Recorded data:

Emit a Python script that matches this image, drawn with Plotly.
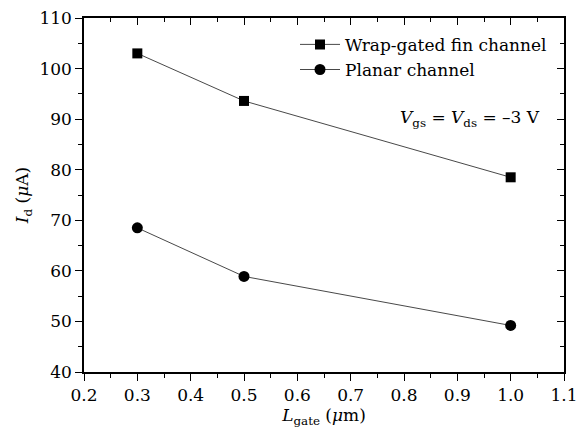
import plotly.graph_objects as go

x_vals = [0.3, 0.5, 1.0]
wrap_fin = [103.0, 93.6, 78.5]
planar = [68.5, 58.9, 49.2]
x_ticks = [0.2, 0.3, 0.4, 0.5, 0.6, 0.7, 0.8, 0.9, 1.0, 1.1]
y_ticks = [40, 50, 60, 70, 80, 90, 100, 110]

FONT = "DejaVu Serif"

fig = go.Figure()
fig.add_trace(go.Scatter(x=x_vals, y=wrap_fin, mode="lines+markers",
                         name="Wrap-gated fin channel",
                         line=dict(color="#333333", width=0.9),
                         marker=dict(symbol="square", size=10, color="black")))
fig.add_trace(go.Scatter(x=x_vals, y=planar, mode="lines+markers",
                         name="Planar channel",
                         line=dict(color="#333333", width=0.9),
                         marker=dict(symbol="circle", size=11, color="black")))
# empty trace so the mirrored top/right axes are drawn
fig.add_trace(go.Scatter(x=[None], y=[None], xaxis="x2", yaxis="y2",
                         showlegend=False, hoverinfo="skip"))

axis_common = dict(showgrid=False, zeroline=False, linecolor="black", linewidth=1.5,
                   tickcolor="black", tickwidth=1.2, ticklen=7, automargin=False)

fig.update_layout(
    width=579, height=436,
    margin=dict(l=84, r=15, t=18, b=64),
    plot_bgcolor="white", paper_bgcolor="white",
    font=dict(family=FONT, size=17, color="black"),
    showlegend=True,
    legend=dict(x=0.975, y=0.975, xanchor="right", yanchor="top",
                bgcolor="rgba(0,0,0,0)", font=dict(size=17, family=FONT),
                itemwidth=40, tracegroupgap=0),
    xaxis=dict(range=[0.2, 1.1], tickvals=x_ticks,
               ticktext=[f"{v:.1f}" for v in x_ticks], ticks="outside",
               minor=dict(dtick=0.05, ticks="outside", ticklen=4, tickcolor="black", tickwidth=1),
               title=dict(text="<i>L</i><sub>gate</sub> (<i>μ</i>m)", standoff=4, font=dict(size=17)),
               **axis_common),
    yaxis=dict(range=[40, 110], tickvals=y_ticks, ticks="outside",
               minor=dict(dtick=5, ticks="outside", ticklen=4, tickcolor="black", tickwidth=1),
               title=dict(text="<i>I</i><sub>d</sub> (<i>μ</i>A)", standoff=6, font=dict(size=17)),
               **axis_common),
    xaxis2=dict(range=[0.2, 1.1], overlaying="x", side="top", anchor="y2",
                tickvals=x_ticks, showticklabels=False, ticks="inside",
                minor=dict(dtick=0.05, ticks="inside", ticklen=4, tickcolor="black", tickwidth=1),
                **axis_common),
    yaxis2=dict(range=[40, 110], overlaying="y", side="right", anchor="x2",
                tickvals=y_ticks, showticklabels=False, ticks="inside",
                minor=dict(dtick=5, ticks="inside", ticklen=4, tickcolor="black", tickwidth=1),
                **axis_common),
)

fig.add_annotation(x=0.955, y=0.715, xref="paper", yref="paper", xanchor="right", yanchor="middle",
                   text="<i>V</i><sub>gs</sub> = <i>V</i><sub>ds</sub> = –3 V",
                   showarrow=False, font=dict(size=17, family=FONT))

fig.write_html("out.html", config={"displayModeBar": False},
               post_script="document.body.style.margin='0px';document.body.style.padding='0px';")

Given task: The data above should be repeated exactly, minus any pictures.

Task result:
Emit a Python script that matches this image, drawn with Plotly.
import plotly.graph_objects as go

x_vals = [0.3, 0.5, 1.0]
wrap_fin = [103.0, 93.6, 78.5]
planar = [68.5, 58.9, 49.2]
x_ticks = [0.2, 0.3, 0.4, 0.5, 0.6, 0.7, 0.8, 0.9, 1.0, 1.1]
y_ticks = [40, 50, 60, 70, 80, 90, 100, 110]

FONT = "DejaVu Serif"

fig = go.Figure()
fig.add_trace(go.Scatter(x=x_vals, y=wrap_fin, mode="lines+markers",
                         name="Wrap-gated fin channel",
                         line=dict(color="#333333", width=0.9),
                         marker=dict(symbol="square", size=10, color="black")))
fig.add_trace(go.Scatter(x=x_vals, y=planar, mode="lines+markers",
                         name="Planar channel",
                         line=dict(color="#333333", width=0.9),
                         marker=dict(symbol="circle", size=11, color="black")))
# empty trace so the mirrored top/right axes are drawn
fig.add_trace(go.Scatter(x=[None], y=[None], xaxis="x2", yaxis="y2",
                         showlegend=False, hoverinfo="skip"))

axis_common = dict(showgrid=False, zeroline=False, linecolor="black", linewidth=1.5,
                   tickcolor="black", tickwidth=1.2, ticklen=7, automargin=False)

fig.update_layout(
    width=579, height=436,
    margin=dict(l=84, r=15, t=18, b=64),
    plot_bgcolor="white", paper_bgcolor="white",
    font=dict(family=FONT, size=17, color="black"),
    showlegend=True,
    legend=dict(x=0.975, y=0.975, xanchor="right", yanchor="top",
                bgcolor="rgba(0,0,0,0)", font=dict(size=17, family=FONT),
                itemwidth=40, tracegroupgap=0),
    xaxis=dict(range=[0.2, 1.1], tickvals=x_ticks,
               ticktext=[f"{v:.1f}" for v in x_ticks], ticks="outside",
               minor=dict(dtick=0.05, ticks="outside", ticklen=4, tickcolor="black", tickwidth=1),
               title=dict(text="<i>L</i><sub>gate</sub> (<i>μ</i>m)", standoff=4, font=dict(size=17)),
               **axis_common),
    yaxis=dict(range=[40, 110], tickvals=y_ticks, ticks="outside",
               minor=dict(dtick=5, ticks="outside", ticklen=4, tickcolor="black", tickwidth=1),
               title=dict(text="<i>I</i><sub>d</sub> (<i>μ</i>A)", standoff=6, font=dict(size=17)),
               **axis_common),
    xaxis2=dict(range=[0.2, 1.1], overlaying="x", side="top", anchor="y2",
                tickvals=x_ticks, showticklabels=False, ticks="inside",
                minor=dict(dtick=0.05, ticks="inside", ticklen=4, tickcolor="black", tickwidth=1),
                **axis_common),
    yaxis2=dict(range=[40, 110], overlaying="y", side="right", anchor="x2",
                tickvals=y_ticks, showticklabels=False, ticks="inside",
                minor=dict(dtick=5, ticks="inside", ticklen=4, tickcolor="black", tickwidth=1),
                **axis_common),
)

fig.add_annotation(x=0.955, y=0.715, xref="paper", yref="paper", xanchor="right", yanchor="middle",
                   text="<i>V</i><sub>gs</sub> = <i>V</i><sub>ds</sub> = –3 V",
                   showarrow=False, font=dict(size=17, family=FONT))

fig.write_html("out.html", config={"displayModeBar": False},
               post_script="document.body.style.margin='0px';document.body.style.padding='0px';")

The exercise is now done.